Dr. Lea Jenkins
Dept. of Mathematical Sciences
Dr. Christopher Kees
Coastal and Hydraulics Laboratory
US Army Engineer Research and Development Center
The modeling equations for saturated flow through porous media have been studied for over a century. Henri Darcy developed the fundamental equations for saturated flow through soils in the mid 1800’s, in which he derived a proportionality relationship between the velocity of the fluid through the medium and the pressure gradient. The proportionality constant was dependent on the type of soil; it is higher for sandy soils, and lower for clay soils.
Historically, the study of porous media flow has been connected to problems in the subsurface. Members of the groundwater and petroleum engineering communities have been particularly involved in the development of model equations and simulation tools, as tracking of a variety of fluids, including oil, water, and contaminants, has always been of interest. More recently, however, the study of porous media flows has become connected to industrial problems. Filtration processes are ubiquitous; they appear in cars, industrial processing, our bodies, pharmaceutical manufacturing, and occupational safety equipment, just to name a few. The filter is a porous media, and the flow through the filter is governed by the media, the fluid type, and the requirements associated with the underlying process.
A more accurate representation of the flow through a porous media would be realized if one used the Navier-Stokes equations to model the flow through the porous network. This is a difficult undertaking, as one must know what happens inside the porous medium on the microscale. This requires information about the pore sizes throughout the medium, the connectivity of pore channels, and the tortuosity of these channels. This level of detail can be impossible to acquire for a relatively small porous medium, much less a larger area of study. In addition, the microscopic description of the medium can change over time, as happens when filters are used to capture debris particles. The size of the system that would need to be solved, requiring 3 velocity unknowns and a pressure unknown, also adds to the complexity of the problem.
Darcy’s equation is based on an averaged description of the flow through a given porous medium, and is only valid for relatively slow velocities. An example where Darcy’s flow would likely not be valid is in the pharmaceutical industry, where membrane filters are used to separate proteins during the drug purification process. The industry requires high-volume throughput, which means that the unprocessed fluids are pushed through the filtration membrane at a high velocity. We are interested in developing simulation tools that can guide the design of efficient membranes, but development of an accurate simulation tool requires accurate modeling equations.
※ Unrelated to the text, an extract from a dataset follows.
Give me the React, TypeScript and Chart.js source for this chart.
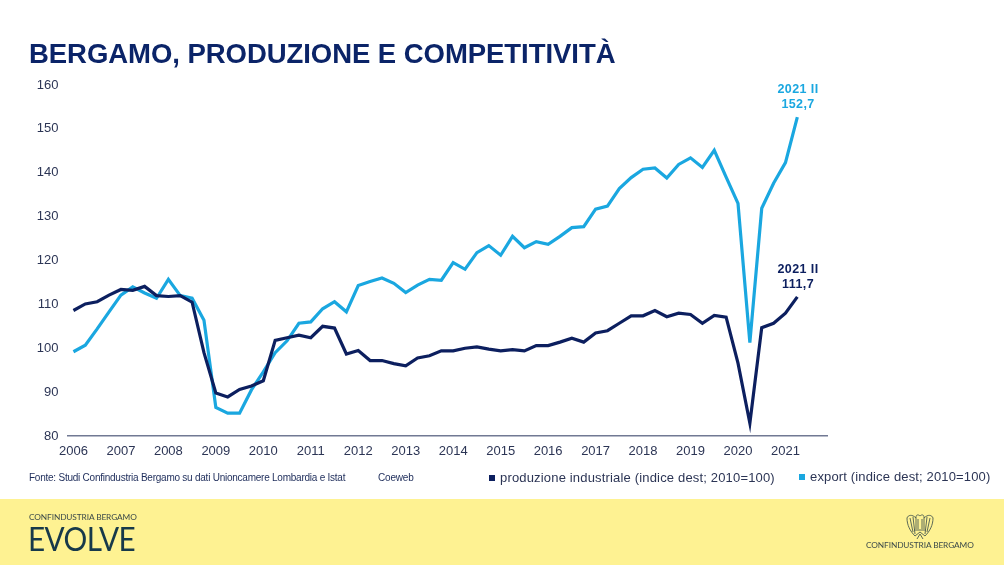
import React, { useEffect, useRef } from "react";
import { Chart, registerables } from "chart.js";

Chart.register(...registerables);

const years = ["2006","2007","2008","2009","2010","2011","2012","2013","2014","2015","2016","2017","2018","2019","2020","2021"];
const quarters = ["I","II","III","IV"];
const categories = years.flatMap((y) => quarters.map((q) => `${y} ${q}`));

const produzione = [
  108.6,110.1,110.6,112.1,113.4,113.2,114.1,112,111.8,112,110.5,99,89.8,88.9,90.6,91.4,92.6,101.8,102.4,103,102.4,105,104.6,
  98.7,99.5,97.2,97.2,96.5,96,97.8,98.3,99.4,99.4,100,100.3,99.8,99.4,99.7,99.4,100.6,100.6,101.4,102.3,101.4,
  103.5,104,105.7,107.4,107.4,108.6,107.2,108,107.7,105.7,107.5,107.1,96.6,82.9,104.7,105.7,108,111.7,
];
const exportSeries = [
  99.2,100.7,104.4,108.3,112.1,114,112.6,111.4,115.7,112,111.4,106.4,86.5,85.2,85.2,90.5,94.6,99,101.7,105.7,106,109,110.6,
  108.3,114.3,115.2,116,114.8,112.7,114.4,115.7,115.5,119.5,118,121.8,123.4,121.2,125.5,122.9,124.3,123.7,125.5,127.5,127.7,
  131.7,132.4,136.4,138.9,140.8,141.1,138.8,141.9,143.4,141.2,145.1,139,133,101.3,131.9,137.6,142.3,152.7,
];

const DARK = "#0c1f5f";
const LIGHT = "#1aa7e0";
const TICK = "#2c3555";
const FONT = "'Liberation Sans', Arial, sans-serif";

const endLabels = {
  id: "endLabels",
  afterDatasetsDraw(chart: any) {
    const { ctx, scales } = chart;
    ctx.save();
    ctx.textAlign = "center";
    ctx.textBaseline = "middle";
    ctx.font = `bold 12.5px ${FONT}`;
    ctx.letterSpacing = "0.4px";
    chart.data.datasets.forEach((ds: any) => {
      const i = ds.data.length - 1;
      const x = scales.x.getPixelForValue(i) + 0.7;
      const y = scales.y.getPixelForValue(ds.data[i]);
      ctx.fillStyle = ds.borderColor;
      ctx.fillText("2021 II", x, y - 27);
      ctx.fillText(String(ds.data[i]).replace(".", ","), x, y - 12);
    });
    ctx.restore();
  },
};

const abs = (left: number, top: number, extra: React.CSSProperties = {}): React.CSSProperties => ({
  position: "absolute",
  left,
  top,
  whiteSpace: "nowrap",
  fontFamily: FONT,
  lineHeight: 1,
  ...extra,
});

export default function App() {
  const ref = useRef<HTMLCanvasElement>(null);
  useEffect(() => {
    document.body.style.margin = "0";
    const chart = new Chart(ref.current!, {
      type: "line",
      data: {
        labels: categories,
        datasets: [
          { label: "produzione industriale", data: produzione, borderColor: DARK, borderWidth: 3.2, pointRadius: 0, tension: 0 },
          { label: "export", data: exportSeries, borderColor: LIGHT, borderWidth: 3.2, pointRadius: 0, tension: 0 },
        ],
      },
      options: {
        animation: false,
        responsive: false,
        layout: { padding: { left: 0, top: 85, right: 177, bottom: 0 } },
        plugins: { legend: { display: false }, tooltip: { enabled: false } },
        scales: {
          x: {
            offset: true,
            grid: { display: false },
            border: { color: "#717993", width: 1.5 },
            afterFit: (s: any) => { s.height = 129; },
            ticks: {
              autoSkip: false,
              maxRotation: 0,
              padding: 0,
              color: TICK,
              font: { family: FONT, size: 13 },
              callback: (_v: any, i: number) => (i % 4 === 0 ? years[i / 4] : ""),
            },
          },
          y: {
            min: 80,
            max: 160,
            grid: { display: false },
            border: { display: false },
            afterFit: (s: any) => { s.width = 67.5; },
            ticks: { stepSize: 10, padding: 1, color: TICK, font: { family: FONT, size: 13 } },
          },
        },
      },
      plugins: [endLabels],
    } as any);
    return () => chart.destroy();
  }, []);

  return (
    <div style={{ position: "relative", width: 1004, height: 565, overflow: "hidden", background: "#fff" }}>
      <div style={abs(0, 499, { width: 1004, height: 66, background: "#fef292" })} />
      <canvas ref={ref} width={1004} height={565} style={{ position: "absolute", left: 0, top: 0, display: "block" }} />
      <div style={abs(29, 40, { fontSize: 27.5, fontWeight: 700, color: "#0b2468", letterSpacing: -0.05 })}>
        BERGAMO, PRODUZIONE E COMPETITIVITÀ
      </div>
      <div style={abs(29, 473, { fontSize: 10, color: "#1d2c5a", letterSpacing: -0.24 })}>
        Fonte: Studi Confindustria Bergamo su dati Unioncamere Lombardia e Istat
      </div>
      <div style={abs(378, 473, { fontSize: 10, color: "#1d2c5a", letterSpacing: -0.2 })}>Coeweb</div>
      <div style={abs(489, 475, { width: 6, height: 6, background: DARK })} />
      <div style={abs(500, 471, { fontSize: 13, color: "#2c3555", letterSpacing: 0.17 })}>
        produzione industriale (indice dest; 2010=100)
      </div>
      <div style={abs(799, 474, { width: 6, height: 6, background: LIGHT })} />
      <div style={abs(810, 470, { fontSize: 13, color: "#2c3555", letterSpacing: 0.15 })}>
        export (indice dest; 2010=100)
      </div>
      <div style={abs(29, 513, { fontSize: 8.3, color: "#3c4a4a", fontFamily: "Lato, sans-serif", letterSpacing: -0.1 })}>
        CONFINDUSTRIA BERGAMO
      </div>
      <div style={abs(28, 522, { fontSize: 33, color: "#17394a", fontFamily: "Lato, sans-serif", fontWeight: 400, letterSpacing: -0.6, transform: "scaleX(0.9)", transformOrigin: "left" })}>
        EVOLVE
      </div>
      <svg style={{ position: "absolute", left: 906, top: 513 }} width="28" height="28" viewBox="0 0 28 28" fill="none" stroke="#4a5a50" strokeWidth="0.9">
        <path d="M14 3 C12 1 10 2 10 4 L10 16 M14 3 C16 1 18 2 18 4 L18 16 M10 5 C6 1 2 2 1 5 C1 12 4 18 9 23 M18 5 C22 1 26 2 27 5 C27 12 24 18 19 23 M4 5 L7 19 M7 4 L9 21 M24 5 L21 19 M21 4 L19 21 M12 6 L12 16 M16 6 L16 16 M8 17 L20 17 M9 23 L14 19 L19 23 M11 26 L14 21 L17 26" />
      </svg>
      <div style={abs(866, 541, { fontSize: 8.3, color: "#3c4a4a", fontFamily: "Lato, sans-serif", letterSpacing: -0.1 })}>
        CONFINDUSTRIA BERGAMO
      </div>
    </div>
  );
}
In this workshop, we will study effective models for convective flows in porous media, which will allow us to handle the high velocity throughput associated with protein separations. We will consider the appropriateness of existing model equations for convective flow, and we will develop and use simulation tools to compare the results of a variety of flow equations with existing data. We will make recommendations for generalized models of porous media flows, which will allow one to solve relatively large (in scale) porous media problems at the macroscale.
Donald A. Nield and Adrian Bejan, Convection in porous media.
M. Peszynska, A. Trykozko, andK. Kennedy, Sensitivity to anisotropy in non-Darcy flow model from porescale through mesoscale, Proceedings of CMWR 2010.
Luc Tartar, The General Theory of Homogenization: A Personalized Introduction.
A. Bourgeat, E. Marusic-Paloka, and A. Mikelic, Weak nonlinear corrections for Darcy’s law, Mathematical Models and Methods in Applied Sciences, 8(6), 1996, pp. 1-13.
Oleg Iliev, Andro Mikelic, and Peter Popov, On Upscaling Certain Flows in Deformable Porous Media, Simulation , 7(1), 2008, pp. 93-123.
L. C. Evans, Chapter 4.5.4, Homogenenization Partial Differential Equations.
A. Bensoussan, J. Lions, and G. Papanicolaou, “Asymptotic analysis for periodic structures“, Stud. Math. Appl. 5, North-Holland, Amsterdam, 1978
P. Forchheimer, “Wasserbewegung durch boden“, Z. Ver. Deutsch. Ing., 45, 1901, pp. 1782-1788
H. Darcy, “Les fontaines publique de la ville de Dijon,” Librairie des Corps Imperiaux des Ponts et Chaussees et des Mines, Paris, 1856.